• _TO BE DONE_:
The answer is one number: how many lines in the data below hold "with".

_ _ _ _

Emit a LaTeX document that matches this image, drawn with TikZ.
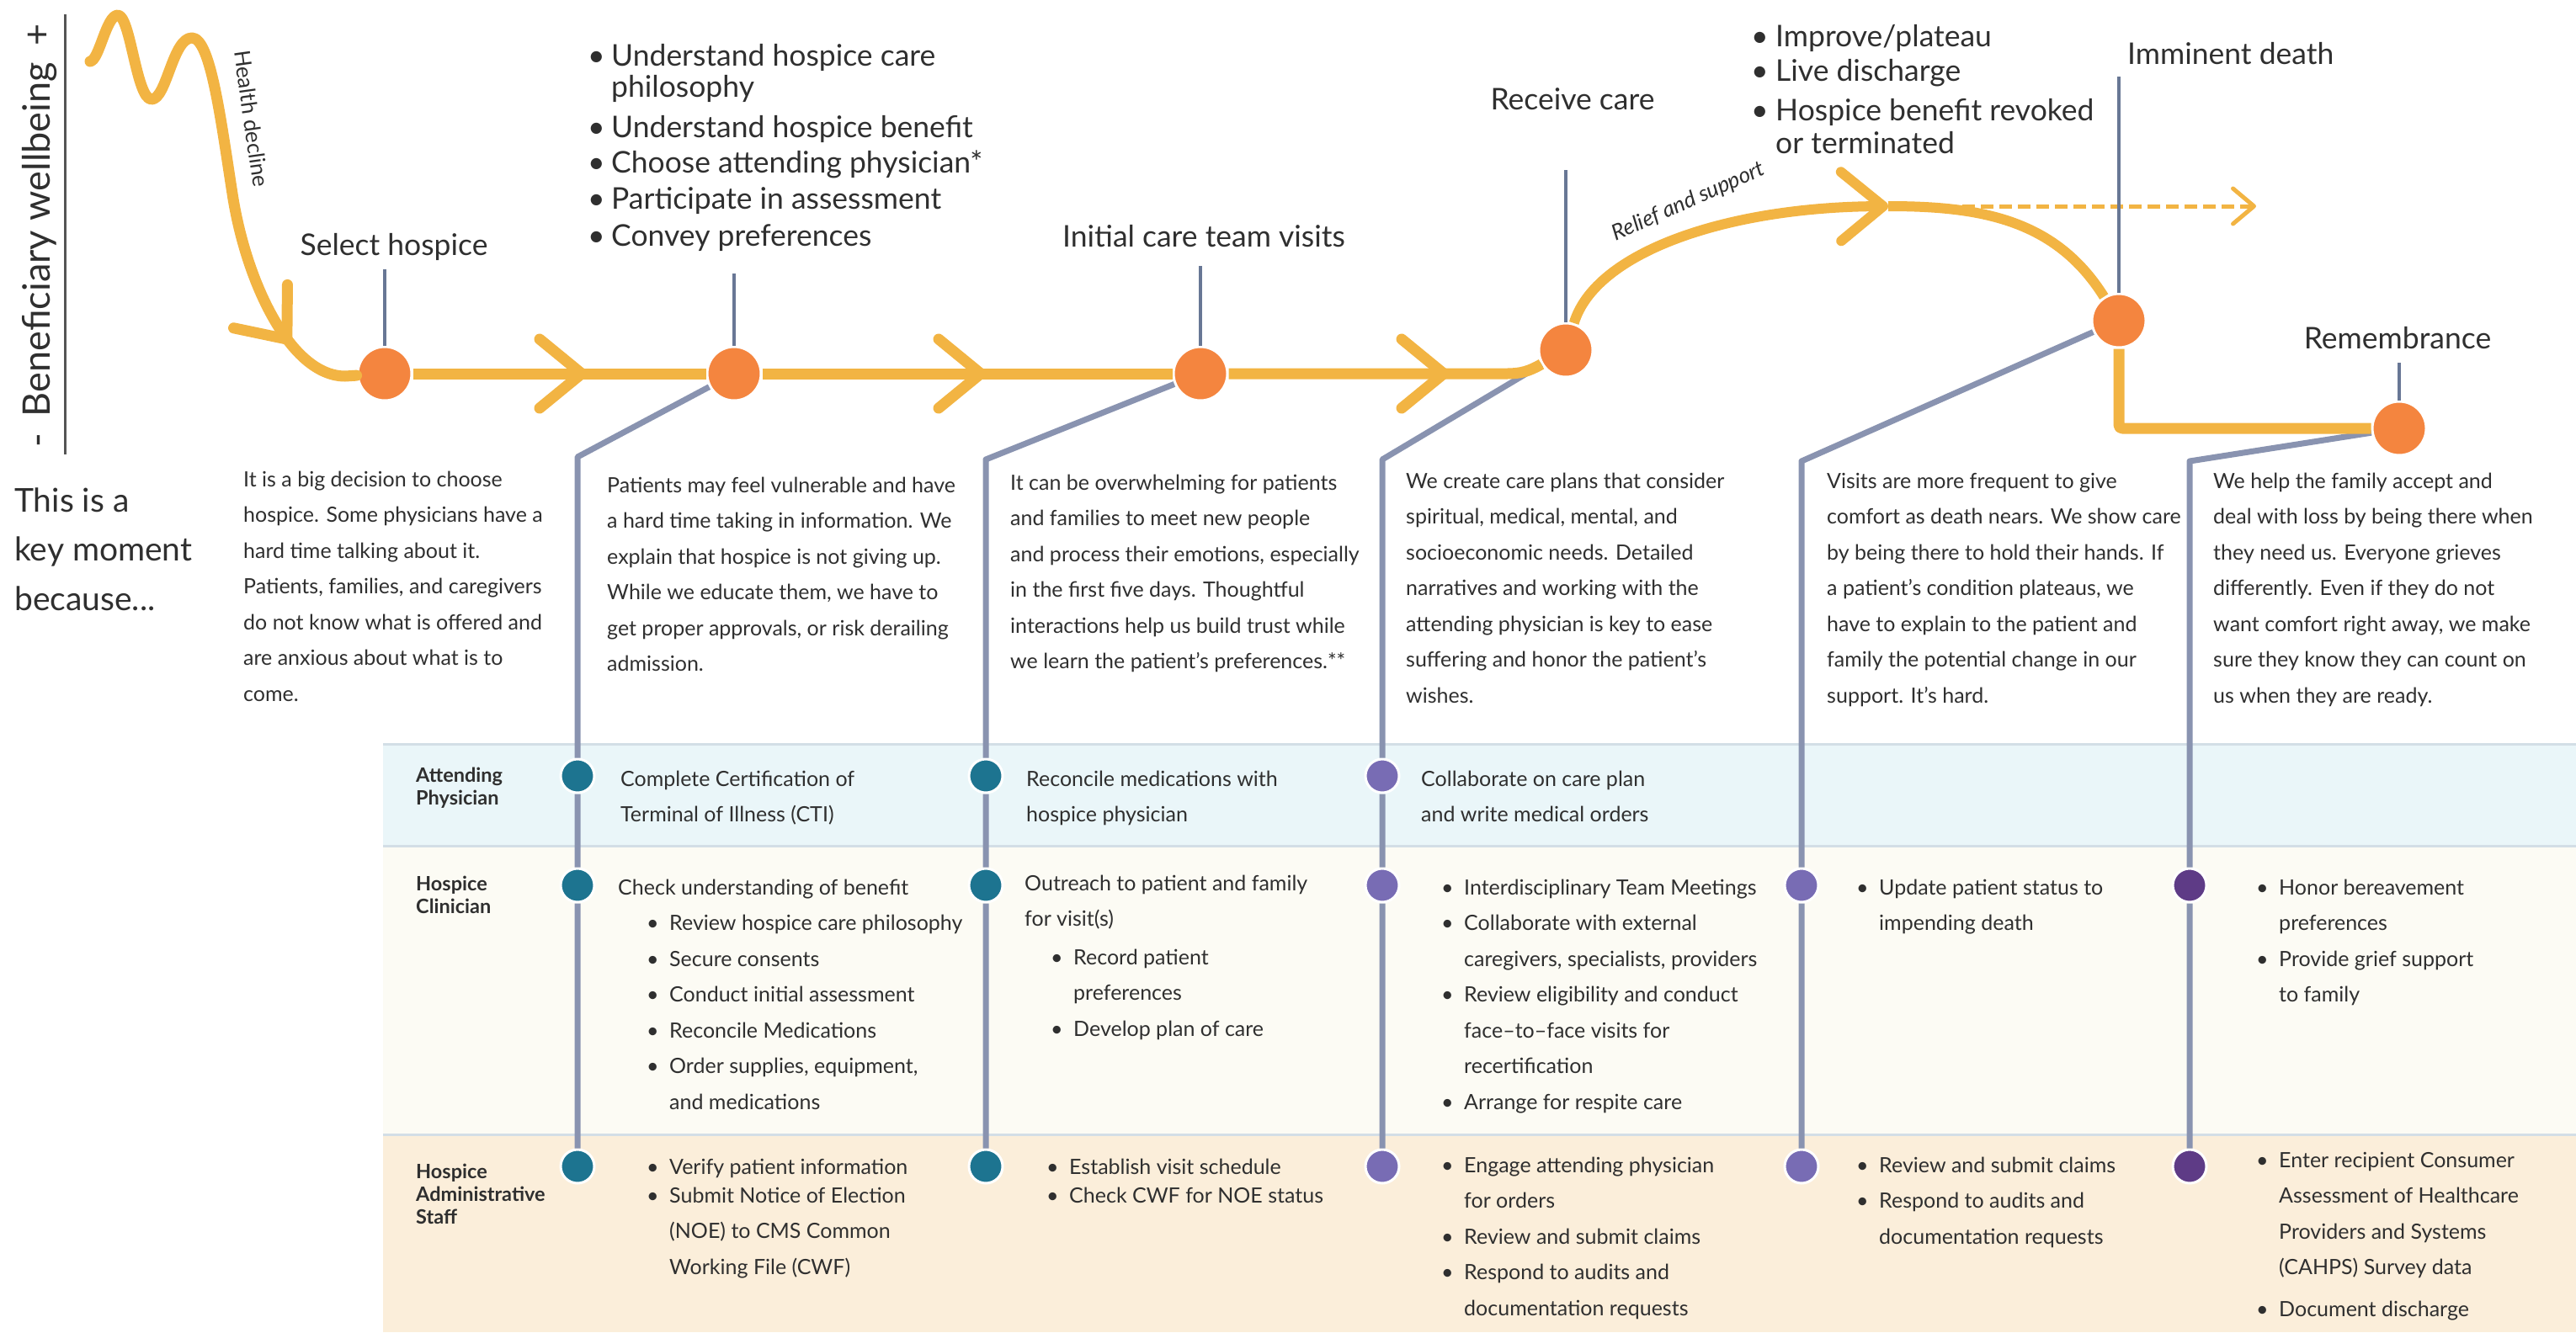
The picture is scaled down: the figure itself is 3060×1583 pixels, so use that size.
\documentclass[tikz,border=0pt]{standalone}
\usepackage{fontspec}
\setmainfont{Lato}
\usetikzlibrary{arrows.meta,decorations.markings}
\definecolor{trailc}{HTML}{F2B443}
\definecolor{stagec}{HTML}{F4853F}
\definecolor{tickc}{HTML}{687795}
\definecolor{linkc}{HTML}{8993B0}
\definecolor{inkc}{HTML}{2F2F2F}
\definecolor{axisc}{HTML}{555555}
\definecolor{tealc}{HTML}{1D7490}
\definecolor{lavc}{HTML}{786CB4}
\definecolor{purc}{HTML}{5E3B86}
\definecolor{physband}{HTML}{EAF6F9}
\definecolor{clinband}{HTML}{FCFBF4}
\definecolor{staffband}{HTML}{FBEEDA}
\definecolor{bandrule}{HTML}{D3DEE6}
\newcommand\dotitem[1][27pt]{\makebox[#1][l]{\textbullet}}
\newcommand\dotgap[1][27pt]{\hspace*{#1}}
\newcommand\linesblock[1]{\begin{tabular}[t]{@{}l@{}}#1\end{tabular}}
\tikzset{
  trail/.style={draw=trailc,line width=13pt,line join=round},
  chevat/.style={postaction={decorate,decoration={markings,
    mark=at position #1 with {\arrow{Straight Barb[length=50pt,width=82pt,round]}}}}},
  stage/.style={circle,fill=stagec,draw=white,line width=3pt,minimum size=64pt,inner sep=0pt},
  lanedot/.style={circle,fill=#1,draw=white,line width=3pt,minimum size=40pt,inner sep=0pt},
  tick/.style={draw=tickc,line width=4pt},
  link/.style={draw=linkc,line width=7pt,line join=round},
  heading/.style={font=\fontsize{35.5}{43}\selectfont,text=inkc,inner sep=0pt},
  body/.style={font=\fontsize{25}{42.5}\selectfont,text=inkc,inner sep=0pt,anchor=base west},
  lanehead/.style={font=\bfseries\fontsize{23.5}{27}\selectfont,text=inkc,inner sep=0pt,anchor=base west}
}
\begin{document}
\begin{tikzpicture}[x=1pt,y=-1pt]
\useasboundingbox (0,0) rectangle (3060,1583);
\filldraw[draw=none,fill=physband] (455,884) rectangle (3060,1005);
\filldraw[draw=none,fill=clinband] (455,1005) rectangle (3060,1348);
\filldraw[draw=none,fill=staffband] (455,1348) rectangle (3060,1583);
\draw[bandrule,line width=3pt] (455,884) -- (3060,884) (455,1005) -- (3060,1005) (455,1348) -- (3060,1348);

\draw[axisc,line width=3pt] (77,17) -- (77,540);
\node[rotate=90,anchor=base,font=\fontsize{45}{45}\selectfont,text=inkc,inner sep=0pt] (axis) at (59,280)
  {-\hspace{20pt}Beneficiary wellbeing\hspace{20pt}+};
\node[font=\fontsize{39}{58.5}\selectfont,text=inkc,inner sep=0pt,anchor=base west] (why)
  at (17,608) {\linesblock{This is a\\key moment\\because...}};

\node[stage] (d1) at (457,444) {};
\node[stage] (d2) at (872,444) {};
\node[stage] (d3) at (1426,444) {};
\node[stage] (d4) at (1860,416) {};
\node[stage] (d5) at (2517,381) {};
\node[stage] (d6) at (2850,509) {};

\foreach \n/\x/\col in {1/686/tealc,2/1171/tealc,3/1642/lavc}
  \node[lanedot=\col] (a\n) at (\x,922) {};
\foreach \n/\x/\col in {1/686/tealc,2/1171/tealc,3/1642/lavc,4/2140/lavc,5/2601/purc}{
  \node[lanedot=\col] (c\n) at (\x,1052) {};
  \node[lanedot=\col] (s\n) at (\x,1386) {};
}

\coordinate (k1) at (686,543);
\coordinate (k2) at (1171,546);
\coordinate (k3) at (1642,546);
\coordinate (k4) at (2140,548);
\coordinate (k5) at (2601,548);
\draw[link] (d2) -- (k1) -- (a1) -- (c1) -- (s1);
\draw[link] (d3) -- (k2) -- (a2) -- (c2) -- (s2);
\draw[link] (d4) -- (k3) -- (a3) -- (c3) -- (s3);
\draw[link] (d5) -- (k4) -- (c4) -- (s4);
\draw[link] (d6) -- (k5) -- (c5) -- (s5);

\draw[trail,line cap=round,chevat=-92pt] (107,73) .. controls (118,72) and (126,18) .. (140,18)
  .. controls (155,18) and (162,118) .. (180,118)
  .. controls (198,118) and (205,45) .. (228,45)
  .. controls (250,45) and (262,140) .. (276,230)
  .. controls (292,335) and (345,447) .. (410,447) -- (d1);
\draw[trail,chevat=207pt] (d1) -- (d2);
\draw[trail,chevat=266pt] (d2) -- (d3);
\coordinate (bend) at (1790,444);
\draw[trail,chevat=262pt] (d3) -- (bend) to[out=0,in=-150] (d4);
\coordinate (crest) at (2243,245);
\coordinate (fade) at (2680,245);
\draw[trail,line width=12pt,-{Straight Barb[length=50pt,width=82pt,round]}] (d4) .. controls (1895,300) and (2050,246) .. (crest);
\draw[trail,line width=12pt] (crest) to[out=0,in=122] (d5);
\draw[trail,line width=5pt,dash pattern=on 15pt off 7pt,-{Straight Barb[length=25pt,width=42pt,round]}] (crest) -- (fade);
\draw[trail,rounded corners=4pt] (d5) |- (d6);

\node[rotate=-82,font=\fontsize{26}{26}\selectfont,text=inkc,inner sep=0pt] (decline) at (299,141) {Health decline};
\node[rotate=24,font=\itshape\fontsize{26}{26}\selectfont,text=inkc,inner sep=0pt] (relief) at (2006,240) {Relief and support};

\coordinate (t1) at (457,320);
\coordinate (t2) at (872,325);
\coordinate (t3) at (1426,316);
\coordinate (t4) at (1860,202);
\coordinate (t5) at (2517,91);
\coordinate (t6) at (2850,431);
\foreach \i in {1,...,6} \draw[tick] (t\i) -- (d\i);

\node[heading,anchor=base] (select) at (468,303) {Select hospice};
\node[heading,anchor=base west] (learn) at (698,78)
  {\linesblock{\dotitem[28pt]Understand hospice care\\[-6pt]\dotgap[28pt]philosophy\\[5pt]\dotitem[28pt]Understand hospice benefit\\[-1pt]
   \dotitem[28pt]Choose attending physician*\\\dotitem[28pt]Participate in assessment\\[1pt]\dotitem[28pt]Convey preferences}};
\node[heading,anchor=base] (visits) at (1430,293) {Initial care team visits};
\node[heading,anchor=base] (receive) at (1868,130) {Receive care};
\node[heading,anchor=base west] (outcome) at (2080,55)
  {\linesblock{\dotitem[29pt]Improve/plateau\\[-2pt]\dotitem[29pt]Live discharge\\[4pt]\dotitem[29pt]Hospice benefit revoked\\[-4pt]\dotgap[29pt]or terminated}};
\node[heading,anchor=base west] (imminent) at (2527,76) {Imminent death};
\node[heading,anchor=base] (remember) at (2848,414) {Remembrance};

\node[body] (why1) at (289,578) {\linesblock{It is a big decision to choose\\hospice. Some physicians have a\\hard time talking about it.\\Patients, families, and caregivers\\do not know what is offered and\\are anxious about what is to\\come.}};
\node[body] (why2) at (721,585) {\linesblock{Patients may feel vulnerable and have\\a hard time taking in information. We\\explain that hospice is not giving up.\\While we educate them, we have to\\get proper approvals, or risk derailing\\admission.}};
\node[body] (why3) at (1200,582) {\linesblock{It can be overwhelming for patients\\and families to meet new people\\and process their emotions, especially\\in the first five days. Thoughtful\\interactions help us build trust while\\we learn the patient's preferences.**}};
\node[body] (why4) at (1670,580) {\linesblock{We create care plans that consider\\spiritual, medical, mental, and\\socioeconomic needs. Detailed\\narratives and working with the\\attending physician is key to ease\\suffering and honor the patient's\\wishes.}};
\node[body] (why5) at (2170,580) {\linesblock{Visits are more frequent to give\\comfort as death nears. We show care\\by being there to hold their hands. If\\a patient's condition plateaus, we\\have to explain to the patient and\\family the potential change in our\\support. It’s hard.}};
\node[body] (why6) at (2629,580) {\linesblock{We help the family accept and\\deal with loss by being there when\\they need us. Everyone grieves\\differently. Even if they do not\\want comfort right away, we make\\sure they know they can count on\\us when they are ready.}};

\node[lanehead] (hphys) at (494,929) {\linesblock{Attending\\Physician}};
\node[lanehead] (hclin) at (494,1058) {\linesblock{Hospice\\Clinician}};
\node[lanehead] (hstaff) at (494,1400) {\linesblock{Hospice\\Administrative\\Staff}};

\node[body] (phys1) at (737,934) {\linesblock{Complete Certification of\\Terminal of Illness (CTI)}};
\node[body] (clin1) at (734,1063) {\linesblock{Check understanding of benefit\\
  \dotgap[34pt]\dotitem Review hospice care philosophy\\
  \dotgap[34pt]\dotitem Secure consents\\
  \dotgap[34pt]\dotitem Conduct initial assessment\\
  \dotgap[34pt]\dotitem Reconcile Medications\\
  \dotgap[34pt]\dotitem Order supplies, equipment,\\
  \dotgap[61pt]and medications}};
\node[body] (staff1) at (768,1395) {\linesblock{\dotitem Verify patient information\\[-8.5pt]\dotitem Submit Notice of Election\\
  \dotgap (NOE) to CMS Common\\ \dotgap Working File (CWF)}};

\node[body] (phys2) at (1219,934) {\linesblock{Reconcile medications with\\hospice physician}};
\node[body] (clin2) at (1217,1058) {\linesblock{Outreach to patient and family\\for visit(s)\\[3pt]
  \dotgap[31pt]\dotitem Record patient\\ \dotgap[58pt]preferences\\ \dotgap[31pt]\dotitem Develop plan of care}};
\node[body] (staff2) at (1243,1395) {\linesblock{\dotitem Establish visit schedule\\[-8.5pt]\dotitem Check CWF for NOE status}};

\node[body] (phys3) at (1688,934) {\linesblock{Collaborate on care plan\\and write medical orders}};
\node[body] (clin3) at (1712,1063) {\linesblock{\dotitem Interdisciplinary Team Meetings\\ \dotitem Collaborate with external\\
  \dotgap caregivers, specialists, providers\\ \dotitem Review eligibility and conduct\\
  \dotgap face–to–face visits for\\ \dotgap recertification\\ \dotitem Arrange for respite care}};
\node[body] (staff3) at (1712,1393) {\linesblock{\dotitem Engage attending physician\\ \dotgap for orders\\ \dotitem Review and submit claims\\
  \dotitem Respond to audits and\\ \dotgap documentation requests}};

\node[body] (clin4) at (2205,1063) {\linesblock{\dotitem Update patient status to\\ \dotgap impending death}};
\node[body] (staff4) at (2205,1393) {\linesblock{\dotitem Review and submit claims\\ \dotitem Respond to audits and\\ \dotgap documentation requests}};

\node[body] (clin5) at (2680,1063) {\linesblock{\dotitem Honor bereavement\\ \dotgap preferences\\ \dotitem Provide grief support\\ \dotgap to family}};
\node[body] (staff5) at (2680,1387) {\linesblock{\dotitem Enter recipient Consumer\\ \dotgap Assessment of Healthcare\\ \dotgap Providers and Systems\\
  \dotgap (CAHPS) Survey data\\[7pt]\dotitem Document discharge}};
\end{tikzpicture}
\end{document}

_ _ _ _

• _ANSWER TO THE TASK_:
6